Each calendar era starts from an arbitrary epoch, which is often chosen to commemorate an important historical or mythological event. For example, the epoch of the anno Domini calendar era (the civil calendar era used internationally and in many countries) is the traditionally-reckoned Incarnation of Jesus.[1] Many other current and historical calendar eras exist, each with its own epoch.

Asian national eras

  • The official Japanese system numbers years from the accession of the current emperor, regarding the calendar year during which the accession occurred as the first year.
  • A similar system existed in China before 1912, being based on the accession year of the emperor (1911 was thus the fourth year of the Xuantong period). With the establishment of the Republic of China in 1912, the republican era was introduced. It is still very common in Taiwan to date events via the republican era.
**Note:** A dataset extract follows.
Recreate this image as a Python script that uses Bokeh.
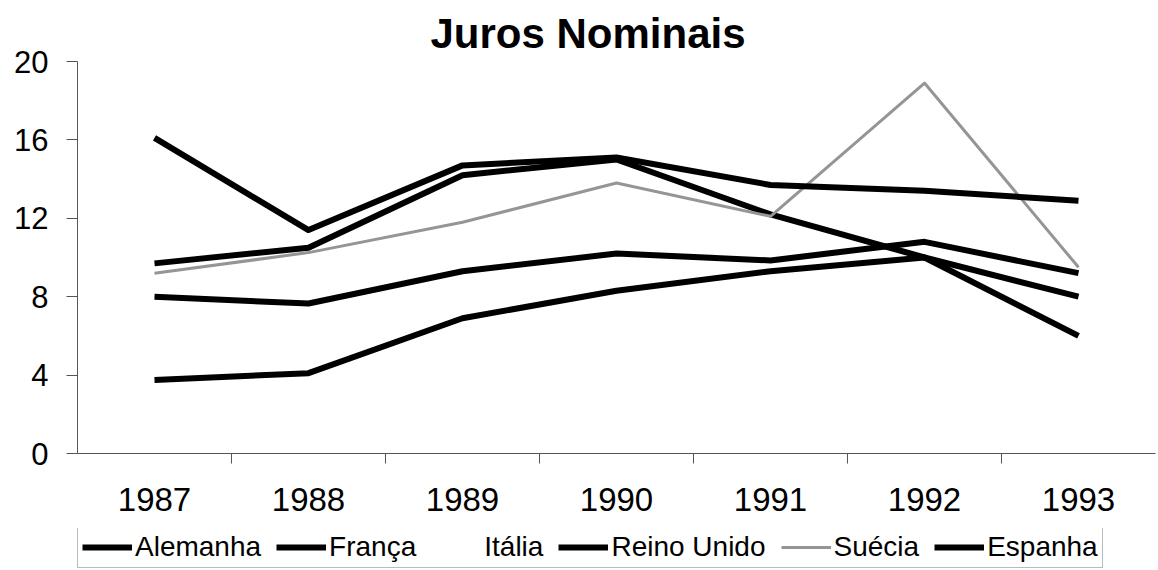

The People's Republic of China adopted the common era calendar in 1949 (the 38th year of the Chinese Republic).
  • In India, the Indian national calendar follows the Saka era
  • North Korea uses a system that starts in 1912 (= Juche 1), the year of the birth of their founder Kim Il-Sung. The year 2009 is "Juche 98". Juche means "autarky, self-reliance".
  • In Thailand in 1888 King Chulalongkorn decreed a National Thai Era dating from the founding of Bangkok on April 6, 1782. In 1912, New Year's Day was shifted to April 1. In 1941, Prime Minister Phibunsongkhram decided to count the years since 543 BC. This is the Thai solar calendar using the Thai Buddhist Era. Except for this era, it is the Gregorian calendar.